Окуджава ведь был очень добрый человек, в сущности. Добрый мальчик из любящей семьи, Петя Ростов на войне, оделяющий всех орехами. Советский принц, загнанный в нору нищего, привыкший стесняться благих порывов. И песни, которые он запел, были прежде всего милосердными, со всеми их наивными декларациями. Словно в самом деле три сестры милосердных открыли ему и слушателям бессрочный кредит. Правда, в повторе сказано – «последний». Может быть, и действительно последний: теперь долго так не будет.
2
В Москве у него был один литературный знакомец – Сергей Наровчатов, некогда приезжавший выступать в Калугу и оставивший свой адрес.
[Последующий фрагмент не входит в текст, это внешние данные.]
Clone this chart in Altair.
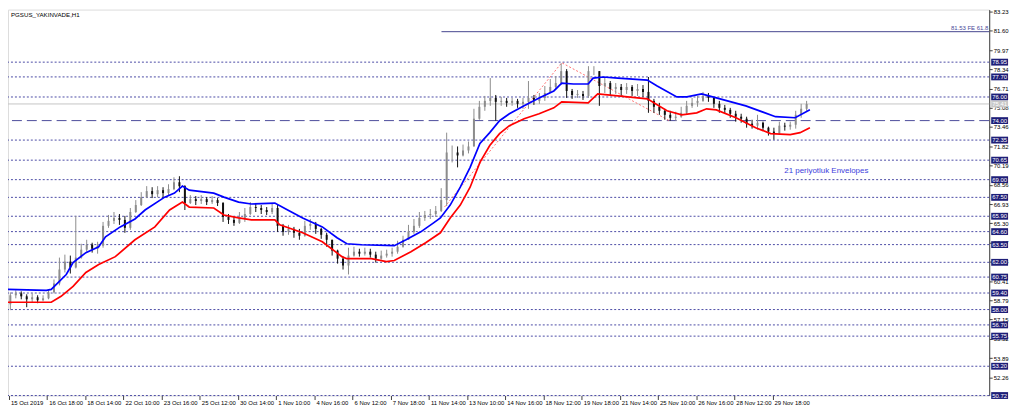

По этому адресу Окуджава и пришел почти сразу после переезда в Москву. Сам он сначала поселился с женой, сыном и братом в двухкомнатной квартире матери, на Краснопресненской набережной, потом переехал в съемную квартиру на Комсомольском проспекте. Брат к тому времени поссорился с деканом своего факультета, ушел из картографического института и скоро уехал в геологическую экспедицию.
Наровчатов был дома один – жена ушла, предусмотрительно забрав все деньги. В то время он пил запойно, срывался в штопор при первой возможности, а когда завязал – сразу избавился от вдохновенной лирической дерзости, дышащей в лучших его стихах пятидесятых годов вроде замечательной, долго ходившей в списках баллады «Пес, девчонка и поэт». В «Подозрительном инструменте» Окуджава подробно описал попойку в коммунальной квартире Наровчатова – гость оказался при деньгах и осчастливил хозяина двумя чекушками – и ее бурное, с дракой, продолжение в Доме литераторов, где кто-то, увидевший Окуджаву впервые в жизни, по пьяни сказал, что его родителей посадили совершенно правильно и что вообще много тут ходит всяких. Наровчатов дал обидчику пощечину, дальше все расплылось и смешалось. Но Окуджава успел познакомиться с Евтушенко, который, впрочем, его тогда не запомнил (а сам Окуджава запомнил только, что у молодого гения были при себе пятнадцать тысяч рублей, гонорар за книгу; для него самого двести были уже пределом мечтаний).